Alleged Montreal neo-Nazi testifies his online writing intended as humour, not hate
CBC
An alleged neo-Nazi known online as "Zeiger" testified in his own defence at his trial Tuesday, saying his online content was intended as satire and "irony that isn't irony," rather than hate.
Gabriel Sohier-Chaput, 35, who freely admits to being a right-wing nationalist, appeared before Quebec court Judge Manlio Del Negro at the Montreal courthouse. He said his writing was designed to "disarm" people on the left, who are "too sensitive."
"The goal was that in the future when someone calls you a Nazi you can say, 'Oh, like the people at the Daily Stormer who use pictures of frogs? That's ridiculous,'" he said.

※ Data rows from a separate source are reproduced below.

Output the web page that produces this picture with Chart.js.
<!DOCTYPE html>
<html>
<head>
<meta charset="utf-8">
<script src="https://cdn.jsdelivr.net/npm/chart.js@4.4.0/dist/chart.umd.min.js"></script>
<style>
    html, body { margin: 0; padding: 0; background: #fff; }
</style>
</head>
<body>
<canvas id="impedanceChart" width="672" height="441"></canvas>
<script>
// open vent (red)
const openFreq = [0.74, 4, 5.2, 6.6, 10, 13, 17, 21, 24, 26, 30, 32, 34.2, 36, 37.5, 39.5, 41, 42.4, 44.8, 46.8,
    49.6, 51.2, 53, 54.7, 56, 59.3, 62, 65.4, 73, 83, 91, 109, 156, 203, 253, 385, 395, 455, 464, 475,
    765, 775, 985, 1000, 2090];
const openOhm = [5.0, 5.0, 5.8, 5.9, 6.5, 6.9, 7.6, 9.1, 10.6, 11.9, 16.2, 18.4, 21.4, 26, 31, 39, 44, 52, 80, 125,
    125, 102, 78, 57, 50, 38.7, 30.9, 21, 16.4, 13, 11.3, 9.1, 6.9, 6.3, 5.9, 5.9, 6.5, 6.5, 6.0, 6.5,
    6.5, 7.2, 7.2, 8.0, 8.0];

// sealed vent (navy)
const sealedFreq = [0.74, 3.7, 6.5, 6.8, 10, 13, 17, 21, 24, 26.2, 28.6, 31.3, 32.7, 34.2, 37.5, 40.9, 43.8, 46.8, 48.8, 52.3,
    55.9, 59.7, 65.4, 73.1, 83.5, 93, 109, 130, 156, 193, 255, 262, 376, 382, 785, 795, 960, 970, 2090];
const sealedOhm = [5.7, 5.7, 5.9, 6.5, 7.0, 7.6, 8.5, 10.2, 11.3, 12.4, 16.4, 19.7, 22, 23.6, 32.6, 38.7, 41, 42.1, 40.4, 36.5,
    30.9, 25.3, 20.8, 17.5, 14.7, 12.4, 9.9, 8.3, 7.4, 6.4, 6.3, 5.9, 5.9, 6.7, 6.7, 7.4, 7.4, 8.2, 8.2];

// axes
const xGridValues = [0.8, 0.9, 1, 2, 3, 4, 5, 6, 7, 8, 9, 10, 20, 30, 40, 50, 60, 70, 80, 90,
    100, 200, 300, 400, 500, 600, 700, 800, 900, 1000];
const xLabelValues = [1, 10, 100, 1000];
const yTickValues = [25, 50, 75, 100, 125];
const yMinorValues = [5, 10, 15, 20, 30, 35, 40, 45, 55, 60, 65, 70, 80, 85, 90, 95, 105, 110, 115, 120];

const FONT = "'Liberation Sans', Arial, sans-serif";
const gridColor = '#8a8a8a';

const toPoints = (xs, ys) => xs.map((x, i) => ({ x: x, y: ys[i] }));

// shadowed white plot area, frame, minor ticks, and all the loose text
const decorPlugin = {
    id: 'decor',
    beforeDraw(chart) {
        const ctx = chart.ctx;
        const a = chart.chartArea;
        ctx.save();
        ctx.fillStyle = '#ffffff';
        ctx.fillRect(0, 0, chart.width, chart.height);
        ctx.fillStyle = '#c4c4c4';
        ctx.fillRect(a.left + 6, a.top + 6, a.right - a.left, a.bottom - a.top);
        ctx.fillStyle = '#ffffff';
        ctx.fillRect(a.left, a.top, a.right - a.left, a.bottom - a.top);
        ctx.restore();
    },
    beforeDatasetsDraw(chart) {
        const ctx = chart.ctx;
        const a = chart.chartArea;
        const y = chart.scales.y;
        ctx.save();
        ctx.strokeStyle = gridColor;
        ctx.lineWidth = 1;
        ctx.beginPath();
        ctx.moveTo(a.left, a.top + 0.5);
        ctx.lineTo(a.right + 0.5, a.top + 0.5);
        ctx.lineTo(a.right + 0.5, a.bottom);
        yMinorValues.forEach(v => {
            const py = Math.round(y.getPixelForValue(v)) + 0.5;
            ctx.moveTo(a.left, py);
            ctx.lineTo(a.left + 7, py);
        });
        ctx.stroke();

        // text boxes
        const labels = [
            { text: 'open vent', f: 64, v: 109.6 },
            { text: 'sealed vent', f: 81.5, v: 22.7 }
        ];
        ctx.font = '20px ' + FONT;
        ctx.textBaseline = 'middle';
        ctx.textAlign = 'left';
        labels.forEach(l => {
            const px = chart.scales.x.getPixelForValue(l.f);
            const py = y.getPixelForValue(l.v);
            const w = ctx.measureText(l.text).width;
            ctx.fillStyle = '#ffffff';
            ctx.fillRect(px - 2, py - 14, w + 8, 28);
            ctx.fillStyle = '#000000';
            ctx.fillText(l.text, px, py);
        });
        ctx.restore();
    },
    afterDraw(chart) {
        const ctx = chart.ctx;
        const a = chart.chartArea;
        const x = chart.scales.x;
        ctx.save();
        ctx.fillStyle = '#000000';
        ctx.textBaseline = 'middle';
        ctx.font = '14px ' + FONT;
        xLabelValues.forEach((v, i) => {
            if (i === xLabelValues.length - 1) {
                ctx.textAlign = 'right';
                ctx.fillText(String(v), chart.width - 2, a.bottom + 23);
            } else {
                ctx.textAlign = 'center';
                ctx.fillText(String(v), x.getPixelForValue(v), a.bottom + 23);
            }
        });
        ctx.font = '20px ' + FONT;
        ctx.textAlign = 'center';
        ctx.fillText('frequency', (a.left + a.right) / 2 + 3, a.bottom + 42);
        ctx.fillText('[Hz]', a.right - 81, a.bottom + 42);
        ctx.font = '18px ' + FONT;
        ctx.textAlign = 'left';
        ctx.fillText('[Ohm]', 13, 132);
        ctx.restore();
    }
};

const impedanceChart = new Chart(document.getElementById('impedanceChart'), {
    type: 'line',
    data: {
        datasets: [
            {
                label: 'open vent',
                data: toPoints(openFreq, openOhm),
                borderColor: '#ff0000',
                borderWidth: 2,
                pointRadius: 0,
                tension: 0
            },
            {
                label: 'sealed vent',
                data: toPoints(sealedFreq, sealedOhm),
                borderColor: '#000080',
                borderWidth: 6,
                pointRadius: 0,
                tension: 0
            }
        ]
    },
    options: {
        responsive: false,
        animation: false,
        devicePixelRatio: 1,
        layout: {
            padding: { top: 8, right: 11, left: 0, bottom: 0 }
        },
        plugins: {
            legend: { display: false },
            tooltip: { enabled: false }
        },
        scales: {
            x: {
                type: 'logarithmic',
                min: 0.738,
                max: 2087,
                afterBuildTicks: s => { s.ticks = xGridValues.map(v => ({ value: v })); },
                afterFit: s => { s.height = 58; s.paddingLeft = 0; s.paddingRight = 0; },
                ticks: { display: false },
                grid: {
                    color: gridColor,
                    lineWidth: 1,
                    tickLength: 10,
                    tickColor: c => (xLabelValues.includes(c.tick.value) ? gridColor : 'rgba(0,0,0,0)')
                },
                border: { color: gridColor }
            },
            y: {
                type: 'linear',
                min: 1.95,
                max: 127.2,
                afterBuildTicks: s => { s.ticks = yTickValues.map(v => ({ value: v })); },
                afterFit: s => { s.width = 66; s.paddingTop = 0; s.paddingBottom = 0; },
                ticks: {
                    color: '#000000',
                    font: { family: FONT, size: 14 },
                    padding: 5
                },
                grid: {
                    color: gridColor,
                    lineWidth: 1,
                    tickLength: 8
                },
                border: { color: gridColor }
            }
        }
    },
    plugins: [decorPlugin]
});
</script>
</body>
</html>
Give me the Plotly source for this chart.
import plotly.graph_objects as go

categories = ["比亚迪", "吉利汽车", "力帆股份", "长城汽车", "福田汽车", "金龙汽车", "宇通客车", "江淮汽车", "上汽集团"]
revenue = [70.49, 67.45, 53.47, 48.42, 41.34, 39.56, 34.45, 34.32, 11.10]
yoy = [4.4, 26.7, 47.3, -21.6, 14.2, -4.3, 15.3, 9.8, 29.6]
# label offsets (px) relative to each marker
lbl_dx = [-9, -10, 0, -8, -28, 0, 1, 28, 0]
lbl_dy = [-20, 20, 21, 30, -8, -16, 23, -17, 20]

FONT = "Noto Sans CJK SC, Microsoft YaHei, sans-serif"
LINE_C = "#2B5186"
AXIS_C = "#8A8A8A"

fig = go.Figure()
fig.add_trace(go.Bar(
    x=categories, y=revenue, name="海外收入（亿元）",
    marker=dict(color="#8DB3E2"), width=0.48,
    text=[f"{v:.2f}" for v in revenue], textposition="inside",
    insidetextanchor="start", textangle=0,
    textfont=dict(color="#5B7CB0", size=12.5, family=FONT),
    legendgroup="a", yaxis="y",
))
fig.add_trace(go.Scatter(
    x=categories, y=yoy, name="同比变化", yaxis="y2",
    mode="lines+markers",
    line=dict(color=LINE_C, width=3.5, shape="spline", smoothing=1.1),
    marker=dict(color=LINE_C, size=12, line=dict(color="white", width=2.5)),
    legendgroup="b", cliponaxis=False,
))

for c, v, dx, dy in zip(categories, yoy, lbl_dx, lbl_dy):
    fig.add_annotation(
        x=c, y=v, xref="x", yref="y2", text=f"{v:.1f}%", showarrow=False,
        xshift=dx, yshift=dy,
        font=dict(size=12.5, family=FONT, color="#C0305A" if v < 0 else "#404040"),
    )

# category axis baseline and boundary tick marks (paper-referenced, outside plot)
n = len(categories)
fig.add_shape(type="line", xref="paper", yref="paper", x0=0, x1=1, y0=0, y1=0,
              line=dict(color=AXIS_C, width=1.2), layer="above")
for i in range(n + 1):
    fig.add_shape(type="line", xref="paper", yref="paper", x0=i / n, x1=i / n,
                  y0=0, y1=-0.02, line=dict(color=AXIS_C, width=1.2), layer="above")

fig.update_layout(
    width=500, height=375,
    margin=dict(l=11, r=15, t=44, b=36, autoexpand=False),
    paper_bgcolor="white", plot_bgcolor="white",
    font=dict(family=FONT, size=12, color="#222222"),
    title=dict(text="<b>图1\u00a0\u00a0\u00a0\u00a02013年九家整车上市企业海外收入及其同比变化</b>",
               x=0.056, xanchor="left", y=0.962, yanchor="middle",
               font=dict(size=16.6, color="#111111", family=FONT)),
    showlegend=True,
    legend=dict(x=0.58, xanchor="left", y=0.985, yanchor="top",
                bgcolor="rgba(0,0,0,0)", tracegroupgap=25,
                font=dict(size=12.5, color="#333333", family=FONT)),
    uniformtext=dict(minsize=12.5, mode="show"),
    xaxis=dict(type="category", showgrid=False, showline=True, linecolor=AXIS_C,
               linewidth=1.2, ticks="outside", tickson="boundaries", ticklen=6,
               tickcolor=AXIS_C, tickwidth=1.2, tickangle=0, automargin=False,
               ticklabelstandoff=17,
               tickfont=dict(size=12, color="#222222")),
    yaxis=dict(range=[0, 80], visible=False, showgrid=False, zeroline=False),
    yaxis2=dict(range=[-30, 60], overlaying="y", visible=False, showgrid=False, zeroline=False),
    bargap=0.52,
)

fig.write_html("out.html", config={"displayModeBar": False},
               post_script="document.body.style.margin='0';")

Sohier-Chaput has pleaded not guilty to a single count of wilful promotion of hate propaganda against Jewish people.
He has admitted that as Zeiger, he contributed to the Daily Stormer between 2016 and 2017 and wrote part of the article at the centre of this case, entitled "Canada: Nazis Trigger Jews By Putting Up Posters On Ch--k Church," using a racial slur to refer to the Asian community.
Using antisemitic memes and editorial comments, the article celebrated neo-Nazi posters pasted on a bus stop in British Columbia, insulting a Holocaust survivor who had been interviewed about the incident. The 91-year-old man said seeing the posters reminded him of being a target of racial slurs as a child in Hungary.
"Here I am: I made it," the man told Global News. "For now," the Daily Stormer's article added.
Sohier-Chaput said some of the inflammatory comments and images had been added by Daily Stormer editor Andrew Anglin after he sent Anglin a draft.
Sohier-Chaput said he chose to republish that article with commentary because he found it absurd that journalists chose to interview a Holocaust survivor after posters claiming Nazism was the key to Canada were put on a bus stop.
He said people who would read his articles and feel encouraged to participate in Nazism "don't exist in real life" and "Nazis who want to do ethnic cleansing and want a full-blown Holocaust don't actually exist."
"It's a Hollywood invention," he said.
However, he acknowledged someone could read his article and interpret it as inciting persecution of Jews, and he admitted part of his goal was to offend, but not promote hate.
"We need to make sure no SJW [social justice warrior] or Jew can remain safely untriggered," Sohier-Chaput admitted to writing in his article. "Non-stop Nazism, everywhere, until the very streets are flooded with the tears of our enemies."
He said the Daily Stormer uses humour, irony, sarcasm and jokes to fight back against the far left. He said those on the left are led by their emotions and invoke the Holocaust and the words "fascism" and "Nazism" to put down people on the right. He said his purpose was to make fun of that approach.